New York-based Human Rights Watch (HRW) interviewed nearly 50 gay Iraqi men for the report, publishing their harrowing stories about the crackdown on gays and documenting the wide-reaching campaign of targeted executions, kidnappings, abductions, death threats and torture of gay men and men suspected of homosexual conduct.
The 67-page report, entitled "They Want Us Exterminated: Murder, Torture, Sexual Orientation and Gender in Iraq," says the killings have spread from the Baghdad neighborhood of Sadr City to many cities across the Middle East country, with Baghdad experiencing the most severe "killing campaign." Human Rights Watch estimates several hundred men have died from homosexual targeted attacks.
HRW says Iraqi police and security forces have done little to investigate or quell the violence against Iraqi homosexuals and many Iraqis doubt the government's sincerity and success to purge key officials with militia ties. According to the report, no arrests or prosecutions have been announced and the human rights watchdog says it has heard of accounts of police complicity in abuse, which ranges from harassing "effeminate" men at checkpoints, to possible abduction and extrajudicial killing.
"Iraq's leaders are supposed to defend all Iraqis, not abandon them to armed agents of hate, said HRW's Scott Long, Director of the Lesbian, Gay, Bisexual, and Transgender Rights Program, in a statement. "Turning a blind eye to torture and murder threatens the rights and life of every Iraqi."
The men interviewed by HRW described how corpses have been dumped in the garbage or hung as warnings on the street. According to testimonies, the attackers invaded homes, abducted men and interrogated and brutalized them to extract names of other people suspected of homosexual conduct. The doctors who spoke with HRW researchers said they have found mutilated bodies with their anuses glued shut.
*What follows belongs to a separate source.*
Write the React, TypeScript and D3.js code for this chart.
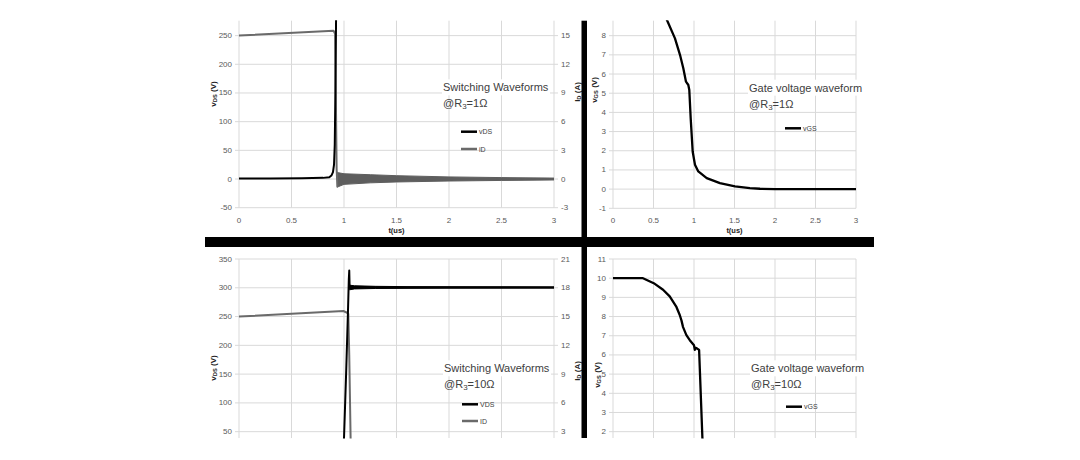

HRW says many of the Iraqis interviewed in the report believe the Mahdi Army, the militia led by Moqtada al-Sadr, the radical Shiite religious cleric, bears primary responsibility for the murders and spearheaded the killings earlier this year. Mahdi Army spokesmen have "promoted fears about the 'third sex' and the 'feminization' of Iraq men, suggesting that militia action was the remedy," according to the report.
Iraqi men who have acclimated to Western fashion trends are viewed as less "manly" and often singled out as homosexuals by religious and militia groups. Iraqi men who wear their hair long, shave their facial hair or dress in tight, fitted clothing become targets by religious militias. Cafes and barbershops once frequented by homosexuals have also come under attack. According to Hamid, an Iraqi interviewed in the report, murderers and thieves are respected more than gay people.
Consensual homosexual conduct between adults is allowed under Iraqi law but illegal in all countries surrounding Iraq except Jordan and Turkey. Islam forbids homosexuality. HRW says the targeted killings were committed without evidence or trial.
Iraqi homosexuals did not live in fear or feel forced to leave their homes and villages when former president Saddam Hussein ruled the country, says Hossein Alizadeh of International Gay and Lesbian Human Rights Commission. Homosexual men faced death threats and warnings after the 2003 U.S. invasion, Alizadeh said, because Saddam's ouster left power vacuums for religious militias.